Up till then most gliding training had been carried out by the solo method, with which I was thoroughly familiar from my days at Barntrup. Cadets progressed through a series of slides and low hops to high hops, from which it might be possible to achieve the 30 seconds' glide required for an 'A' gliding certificate. Only a few of the more promising cadets were taken to the 'B' certificate stage. This method of instruction had been in use since well before the war, and many of the instructors were expert at coaxing cadets into the air and through their certification, without themselves ever getting airborne, save perhaps for the odd air test. Their knowledge of the theory of flight was often quite rudimentary: one enduring myth claimed that gliders should be turned without banking! Accordingly, there were some spectacular accidents, some of which claimed the lives of cadets - and so a better way was sought.


During my tour at Heslington, the two-seater Sedbergh (as well as the Cadet Mk. 3) was coming into use, enabling cadets to be given dual before they went solo. But that in turn required instructors to be capable, not only of flying themselves, but also of giving the correct sequence of instruction. It was not until 1951, if I remember rightly, that a gliding instructors' school was established at RAF Detling. Meanwhile I managed to run summer soaring camps for advanced cadets at the Derby and Lancs Club at Camphill, where several keen cadets completed 5-hr solo flights for their 'Silver C' **. Also, to give my more proficient instructors something to aim at beyond the weekly grind of slides and hops, I entered teams in the 1950 and 51 Nationals at Camphill.


After two years at Heslington I took the CFS course, thence to Liverpool University Air Squadron. At the end of my fist week there - was it that Wykeham-Barnes' career plan for me had kicked in again? - I was ordered to report immediately to Headquarters Home Command at White Waltham, to take over all flying and gliding activities for both ATC and CCF. When I protested that I wanted to put my recently acquired flying instructor's expertise to practical use, my pill was sweetened by promotion to acting squadron leader


The most important development during my tenure was the conversion of the ATC schools to dual instruction, with a sequence based on CFS methods: I was responsible for HCP 21, which became the bible for two-seater instruction. Preparing this involved close co-operation with the instructors' school at Detling and a great many Chipmunk flights from and to White Waltham. The other major landmark was the issue of elementary gliders to selected RAF Sections of the Combined Cadet Force.

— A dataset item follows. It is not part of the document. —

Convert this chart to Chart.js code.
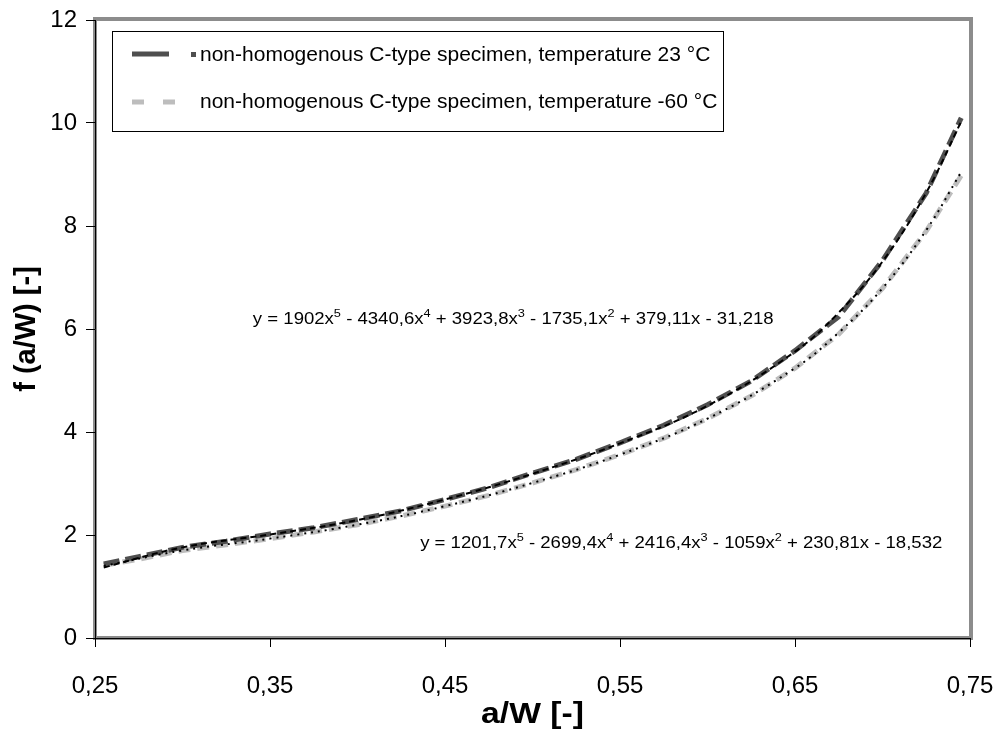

It was about this time that Air Commodore Chris Paul formed the RAFGSA. On 24 April 1950 I became member No 24; later I represented the GSA, as well as the interests of ATC gliding, on the BGA Council. In 1956, while on the course at Bracknell., I ran staff college gliding at White Waltham, but that was pretty much the end of my active gliding. The rest of my flying career can be told quite briefly: CFI at Cambridge University Air Squadron; flying the only PR Chipmunk in the RAF, to photograph Soviet military hardware around Berlin; command of my old squadron, No. 35, now a Canberra squadron in Bomber Command; and command of a Lightning station in Fighter Command. Wattisham 1966-68 was certainly the pinnacle, and the icing on the cake was having the Anglia Club on base, enabling me, in any one week, to fly a Lightning at Mach 2 and a Sedbergh at . . . well you know the stalling speed of a T.21 just as well as I do.
Now you might wonder what these two flying machines might have in common, other than the basic flying controls. Well, there are at least two aspects: the attitude of a glider half-way through a winch launch is very similar to the 65 degrees of a Lightning at the beginning of its climb; and when you zoom a Lightning from the tropopause at M 1.4 to see how high you might get, an absolute ceiling of about 63,000 ft is achievable.*** At that point you have about as much control over a Lightning as you have over a T.21 just below its stalling speed. I should just add that during my time at Wattisham I also served as Deputy Chairman of your Association.


So: how much did I give to gliding, and what did I get out of it? I hope I may claim to have made some contribution to developing pre-entry gliding training , which gave thousands of young men - and, for all I know, many girls as well - their first air experience in what it means to be in control of an aircraft, however primitive. My gain was to experience, in many forms, the bliss of silent flight, and to have a full flying career in our Service, in which I flew both the slowest and the fastest aircraft in the inventory. I was equally fortunate with my ground appointments: all of them challenging and fascinating - but that is another story.


Let me end with two [unscripted] tributes: the first one to my wife of 52 years' standing who, on our honeymoon, endured a flight over Paris, courtesy the Ecole Militaire gliding club; and spent some of her first pregnancy at the 1951 Nationals, bending over to place cables 'on' and holding wingtips; and we both look back with pleasure to a staff visit to Camphill in July 1953, ostensibly to monitor ATC entries in that year's Nationals. We spent the night at the Great Hucklow B&B we had used two years previously: our daughter was born nine months later.
My second tribute is to the high professionalism clearly evident in everything I have heard about the GSA at today's meeting - a degree of professionalism, which I know to be characteristic of to-day's Royal Air Force, and was quite undreamt in our philosophy.
Ladies and gentlemen, thank you for your attention.


* Later Air Marshal Sir Peter Wykeham, KCB DSO OBE DFC AFC, AOC-in-C Fighter Command.
** One of these, Cdt Cpl Bamford, became a senior captain with Malaysian Airlines; another, Cdt Sgt D Spottiswood, retired from the RAF as an Air Vice-Marshal in 1989, having served for 6 years as RAFGSA Chairman.
*** A member of the audience, formerly of the Anglia Club and 111 Squadron, told me that in a similar exercise he had zoomed to 73,000 ft.